- Directed by: K. S. L. Swamy (Ravi)
- Written by: Annapoorna (Based on Story)
- Screenplay by: Valampuri Somanathan
- Produced by: K. S. L. Swamy (Ravi)
- Starring: Udaykumar Srinath Ramesh Ravi
- Cinematography: C. J. Mohan
- Edited by: Bal G. Yadav
- Music by: Vijaya Bhaskar
- Production company: Raghunandan Movies
- Distributed by: Raghunandan Movies
- Release date: 23 November 1970;
- Country: India
- Language: Kannada

= Aaru Mooru Ombhatthu =

1970 film

Aaru Mooru Ombhatthu is a 1970 Indian Kannada film, directed and produced by K. S. L. Swamy.
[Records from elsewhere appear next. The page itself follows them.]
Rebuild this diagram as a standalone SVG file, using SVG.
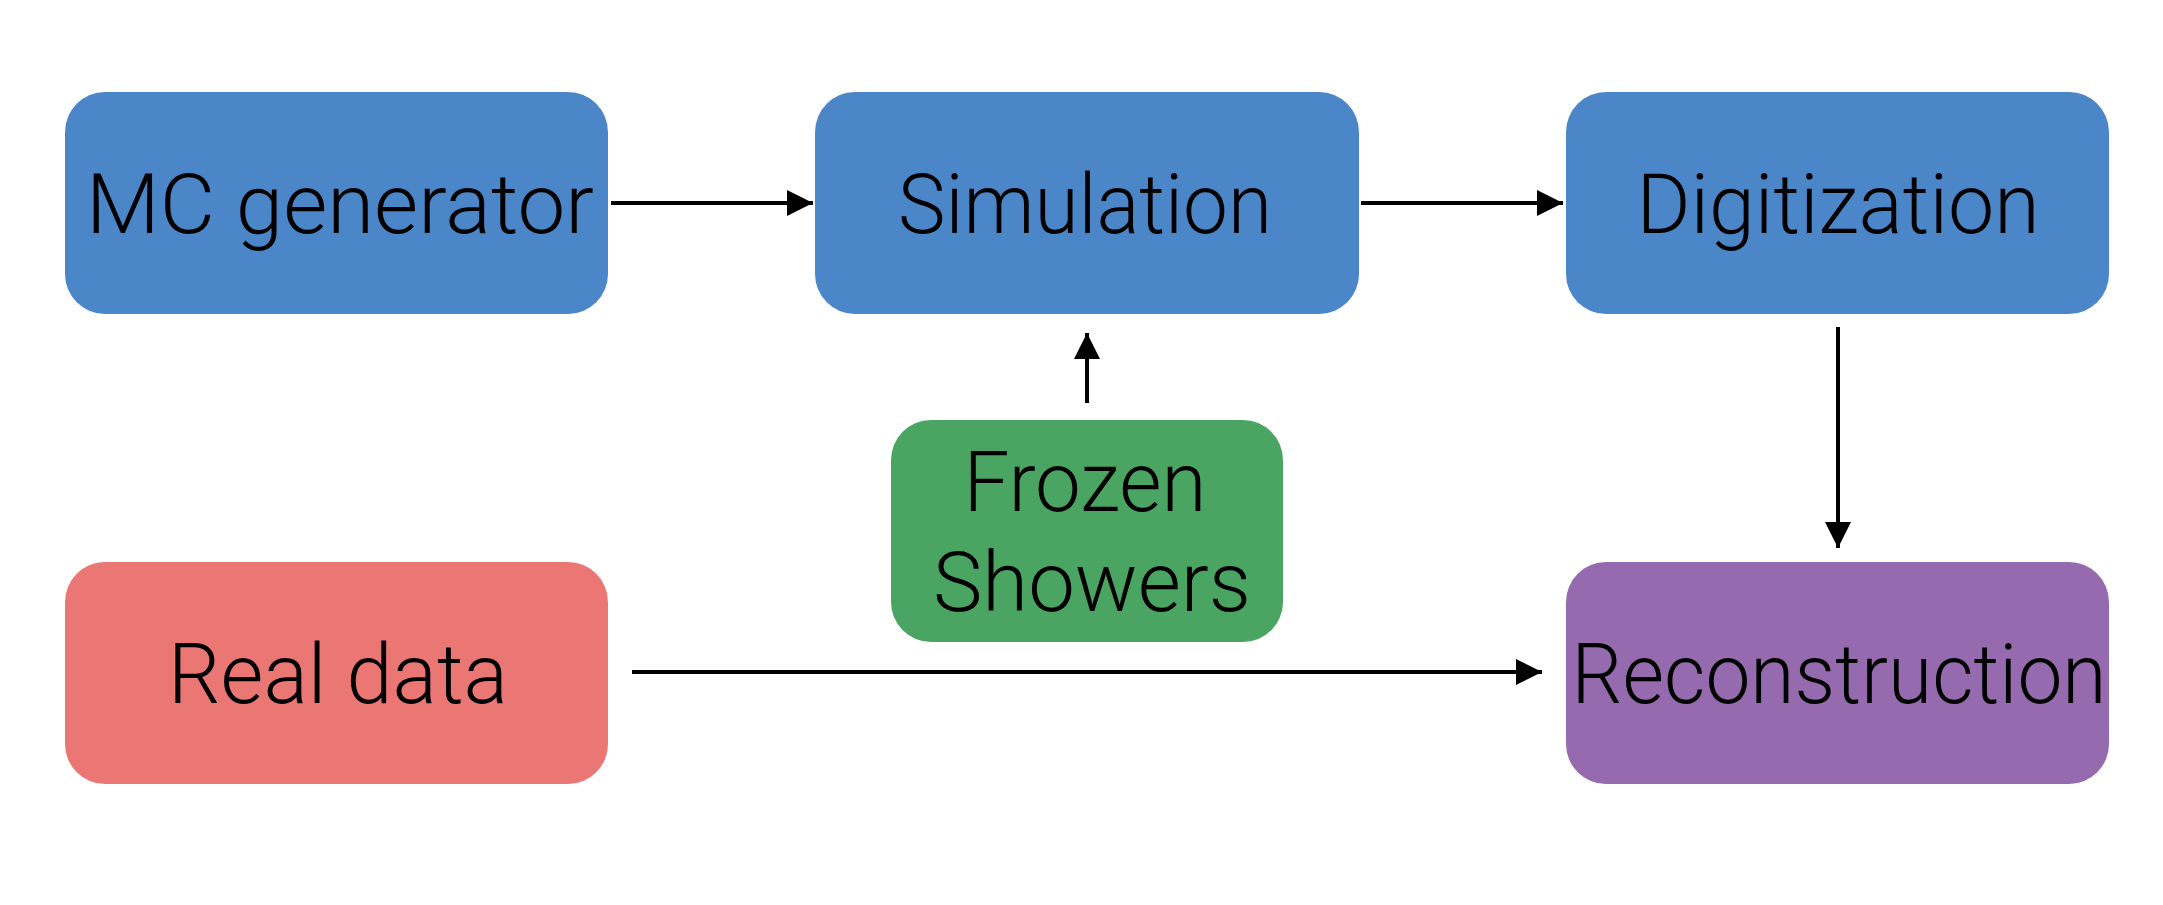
<svg xmlns="http://www.w3.org/2000/svg" width="2163" height="905" viewBox="0 0 2163 905">
<style>
.box{stroke:none}
.blue{fill:#4a86c8}
.green{fill:#4ba562}
.red{fill:#eb7775}
.purple{fill:#956aae}
.lbl{font-family:Roboto,"Liberation Sans",Arial,sans-serif;font-weight:300;font-size:84px;fill:#000;text-anchor:middle}
.conn{stroke:#000;stroke-width:4;fill:none}
</style>
<defs>
<marker id="ah" viewBox="0 0 26 26" refX="26" refY="13" markerWidth="26" markerHeight="26" markerUnits="userSpaceOnUse" orient="auto">
<path d="M0,0 L26,13 L0,26 Z" fill="#000"/>
</marker>
</defs>
<rect width="2163" height="905" fill="#fff"/>
<g id="mc-generator">
<rect class="box blue" x="65" y="92" width="543" height="222" rx="40"/>
<text class="lbl" x="340" y="233" textLength="508" lengthAdjust="spacingAndGlyphs">MC generator</text>
</g>
<g id="simulation">
<rect class="box blue" x="815" y="92" width="544" height="222" rx="40"/>
<text class="lbl" x="1085" y="233" textLength="374" lengthAdjust="spacingAndGlyphs">Simulation</text>
</g>
<g id="digitization">
<rect class="box blue" x="1566" y="92" width="543" height="222" rx="40"/>
<text class="lbl" x="1838" y="233" textLength="403" lengthAdjust="spacingAndGlyphs">Digitization</text>
</g>
<g id="frozen-showers">
<rect class="box green" x="891" y="420" width="392" height="222" rx="40"/>
<text class="lbl" x="1085" y="511" textLength="243" lengthAdjust="spacingAndGlyphs">Frozen</text>
<text class="lbl" x="1092" y="611" textLength="318" lengthAdjust="spacingAndGlyphs">Showers</text>
</g>
<g id="real-data">
<rect class="box red" x="65" y="562" width="543" height="222" rx="40"/>
<text class="lbl" x="338" y="703" textLength="340" lengthAdjust="spacingAndGlyphs">Real data</text>
</g>
<g id="reconstruction">
<rect class="box purple" x="1566" y="562" width="543" height="222" rx="40"/>
<text class="lbl" x="1839" y="703" textLength="535" lengthAdjust="spacingAndGlyphs">Reconstruction</text>
</g>
<g id="connectors">
<line class="conn" x1="611" y1="203" x2="813" y2="203" marker-end="url(#ah)"/>
<line class="conn" x1="1361" y1="203" x2="1563" y2="203" marker-end="url(#ah)"/>
<line class="conn" x1="1087" y1="403" x2="1087" y2="333" marker-end="url(#ah)"/>
<line class="conn" x1="1838" y1="327" x2="1838" y2="548" marker-end="url(#ah)"/>
<line class="conn" x1="632" y1="672" x2="1542" y2="672" marker-end="url(#ah)"/>
</g>
</svg>
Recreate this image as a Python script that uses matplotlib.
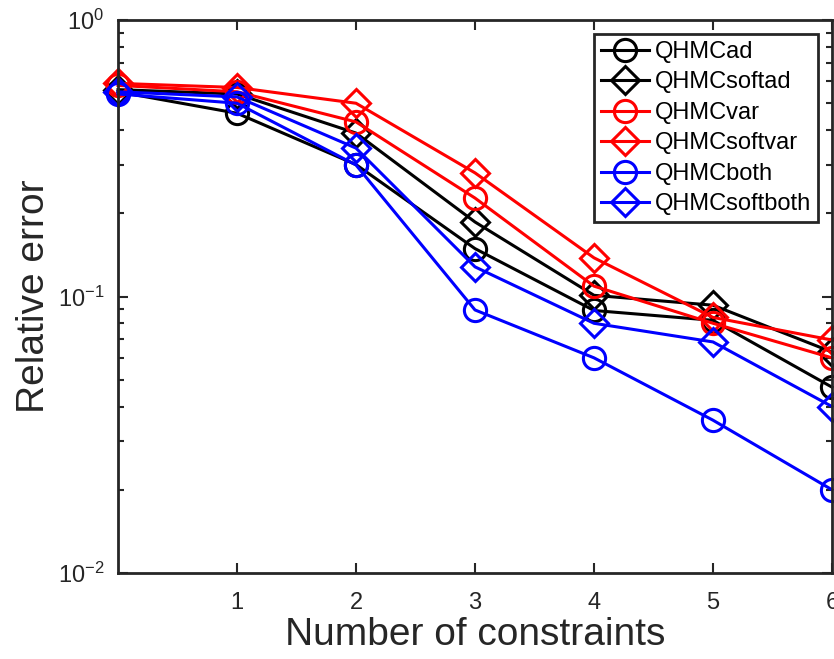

The film stars Udaykumar, Srinath, Ramesh and Ravi in the lead roles. The musical score was composed by Vijaya Bhaskar.

== Synopsis ==
Based on the story Annapoorna, the narrative centers around Suryanarayana Bhatta (played by Udaykumar) and a tight-knit web of characters including Gundanna (Srinath), Hanumanthappa (Dinesh), and a church father (Lokanath). The plot is a mystery woven around hidden family dynamics, moral choices, and interconnected relationships. It follows the escalating tensions and secrets within a small community that culminate in a final, central revelation.